Immigration was arguably the biggest issue Donald Trump campaigned on, telling voters he would build a wall, institute H1B visa reform, end amnesty programs, refuse refugees, abolish birthright citizenship, and even reduce legal levels of immigration.

How times have changed.

While Trump has made some early steps to reform H1B visas, he’s either been stalled or has flip-flopped on almost every other one of his immigration positions. Most recently, he’s flipped on the Obama program for unauthorized immigrants who came to America as children, the Deferred Action for Childhood Arrivals (DACA).

The Department of Homeland Security (DHS) announced on Thursday night that DACA would continue to shield illegal immigrants that came to the U.S. as minors, reported The New York Times.

On their website, DHS stated that dreamers will continue to be eligible to renew their work permits every two years and no work permits will be terminated prior to their current expiration dates. The website did change slightly, previously it stated it would not deport any Dreamers who were enrolled in DACA. However, the administration has moved away from that position and deported 43 in the first two months.

This is a total reversal from what Trump promised during the campaign when the then-Republican nominee proposed to “immediately terminate” DACA.

Many of Trump’s supporters were hoping the President would at least end no enrollees into the program, instead he’s added nearly 100,000 since January.
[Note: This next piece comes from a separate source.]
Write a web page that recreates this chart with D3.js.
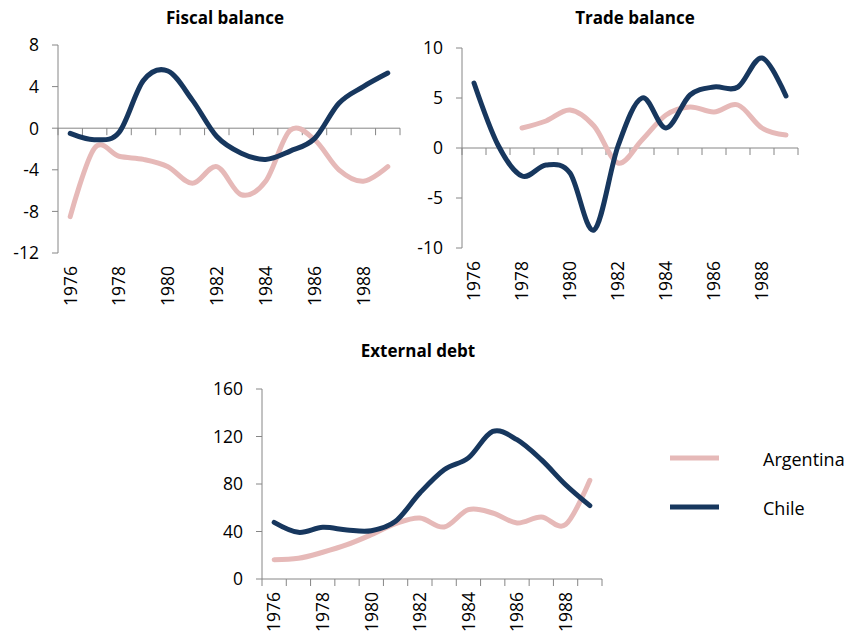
<!DOCTYPE html>
<html>
<head>
<meta charset="utf-8">
<script src="https://cdn.jsdelivr.net/npm/d3@7"></script>
<style>
  body { margin: 0; background: #fff; }
  svg { display: block; font-family: "Open Sans", Lato, sans-serif; }
  .tick-label { font-size: 17.5px; fill: #000; }
  .title { font-size: 17px; font-weight: bold; fill: #000; }
  .legend-label { font-size: 18px; fill: #000; }
</style>
</head>
<body>
<svg id="chart" width="846" height="637"></svg>
<script>
const years = [1976, 1977, 1978, 1979, 1980, 1981, 1982, 1983, 1984, 1985, 1986, 1987, 1988, 1989];
const yearLabels = [1976, 1978, 1980, 1982, 1984, 1986, 1988];

const fiscalArgentina = [-8.5, -1.9, -2.7, -3.0, -3.7, -5.3, -3.7, -6.4, -5.1, -0.2, -1.1, -4.0, -5.1, -3.7];
const fiscalChile = [-0.5, -1.1, -0.4, 4.6, 5.5, 2.7, -0.8, -2.4, -3.0, -2.2, -1.0, 2.4, 4.0, 5.3];
const fiscalTicks = [-12, -8, -4, 0, 4, 8];

const tradeArgentina = [null, null, 2.0, 2.7, 3.8, 2.2, -1.5, 0.8, 3.3, 4.1, 3.6, 4.3, 2.0, 1.3];
const tradeChile = [6.5, 0.3, -2.8, -1.7, -2.5, -8.2, 0.2, 5.0, 2.0, 5.3, 6.1, 6.1, 9.0, 5.2];
const tradeTicks = [-10, -5, 0, 5, 10];

const debtArgentina = [16.3, 17.4, 22.5, 28.9, 37.3, 46.6, 51.4, 43.8, 58.4, 55.6, 47.2, 52.2, 45.8, 83.1];
const debtChile = [47.7, 39.3, 43.5, 41.3, 40.7, 48.6, 72.4, 92, 102, 124.3, 117.3, 100.5, 79.4, 61.8];
const debtTicks = [0, 40, 80, 120, 160];

const seriesNames = ['Argentina', 'Chile'];
const colors = { Argentina: '#E6B9B8', Chile: '#17375E' };
const axisColor = '#868686';

const svg = d3.select('#chart');

function drawPanel(opts) {
    const g = svg.append('g');
    const x = d3.scaleBand().domain(years).range([opts.left, opts.right]);
    const y = d3.scaleLinear().domain(d3.extent(opts.ticks)).range([opts.bottom, opts.top]);
    const zeroY = y(0);

    // y axis
    g.append('line')
        .attr('x1', opts.left).attr('x2', opts.left)
        .attr('y1', opts.top).attr('y2', opts.bottom)
        .attr('stroke', axisColor).attr('stroke-width', 1);
    g.selectAll('.ytick').data(opts.ticks).join('line').classed('ytick', true)
        .attr('x1', opts.left - 6).attr('x2', opts.left)
        .attr('y1', d => y(d)).attr('y2', d => y(d))
        .attr('stroke', axisColor).attr('stroke-width', 1);
    g.selectAll('.ylabel').data(opts.ticks).join('text').classed('ylabel tick-label', true)
        .attr('x', opts.left - 19).attr('y', d => y(d))
        .attr('dy', '0.36em')
        .attr('text-anchor', 'end')
        .text(d => d);

    // x axis sits on zero
    g.append('line')
        .attr('x1', opts.left).attr('x2', opts.right)
        .attr('y1', zeroY).attr('y2', zeroY)
        .attr('stroke', axisColor).attr('stroke-width', 1);
    const edges = years.map(yr => x(yr)).concat([opts.right]);
    g.selectAll('.xtick').data(edges).join('line').classed('xtick', true)
        .attr('x1', d => d).attr('x2', d => d)
        .attr('y1', zeroY).attr('y2', zeroY + 7)
        .attr('stroke', axisColor).attr('stroke-width', 1);
    g.selectAll('.xlabel').data(yearLabels).join('text').classed('xlabel tick-label', true)
        .attr('transform', d => `translate(${x(d) + x.bandwidth() / 2}, ${opts.bottom + 13}) rotate(-90)`)
        .attr('dy', '0.36em')
        .attr('text-anchor', 'end')
        .text(d => d);

    // title
    g.append('text').classed('title', true)
        .attr('x', opts.titleX).attr('y', opts.titleY)
        .attr('text-anchor', 'middle')
        .text(opts.title);

    const line = d3.line()
        .defined(d => d[1] != null)
        .x(d => x(d[0]) + x.bandwidth() / 2)
        .y(d => y(d[1]))
        .curve(d3.curveCatmullRom.alpha(0));

    opts.series.forEach((values, i) => {
        g.append('path')
            .attr('d', line(years.map((yr, j) => [yr, values[j]])))
            .attr('fill', 'none')
            .attr('stroke', colors[seriesNames[i]])
            .attr('stroke-width', 5)
            .attr('stroke-linejoin', 'round')
            .attr('stroke-linecap', 'round');
    });
}

drawPanel({
    title: 'Fiscal balance', titleX: 225, titleY: 24,
    left: 58, right: 400, top: 45, bottom: 253,
    ticks: fiscalTicks, series: [fiscalArgentina, fiscalChile]
});
drawPanel({
    title: 'Trade balance', titleX: 635, titleY: 24,
    left: 462, right: 798, top: 48, bottom: 248,
    ticks: tradeTicks, series: [tradeArgentina, tradeChile]
});
drawPanel({
    title: 'External debt', titleX: 418, titleY: 357,
    left: 262, right: 602, top: 389, bottom: 579,
    ticks: debtTicks, series: [debtArgentina, debtChile]
});

// legend
const legend = svg.append('g');
const legendY = d3.scalePoint().domain(seriesNames).range([458, 507]);
legend.selectAll('line').data(seriesNames).join('line')
    .attr('x1', 670).attr('x2', 719)
    .attr('y1', d => legendY(d)).attr('y2', d => legendY(d))
    .attr('stroke', d => colors[d]).attr('stroke-width', 5);
legend.selectAll('text').data(seriesNames).join('text').classed('legend-label', true)
    .attr('x', 763).attr('y', d => legendY(d) + 2)
    .attr('dy', '0.36em')
    .text(d => d);
</script>
</body>
</html>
Besides DACA, Trump has disappointed his base by flip-flopping on other immigration issues, including continuing Catch-and-Release, increasing the number of refugees, and increasing the number of foreign workers — especially those that take blue collar jobs.

Trump’s flip-flopping comes as his poll numbers have slumped, even with his base. They are holding on to fewer and fewer of his promises, including building the wall in March/April 2018 and continuing to see illegal border crossings decline, which is down nearly 47 percent from last year.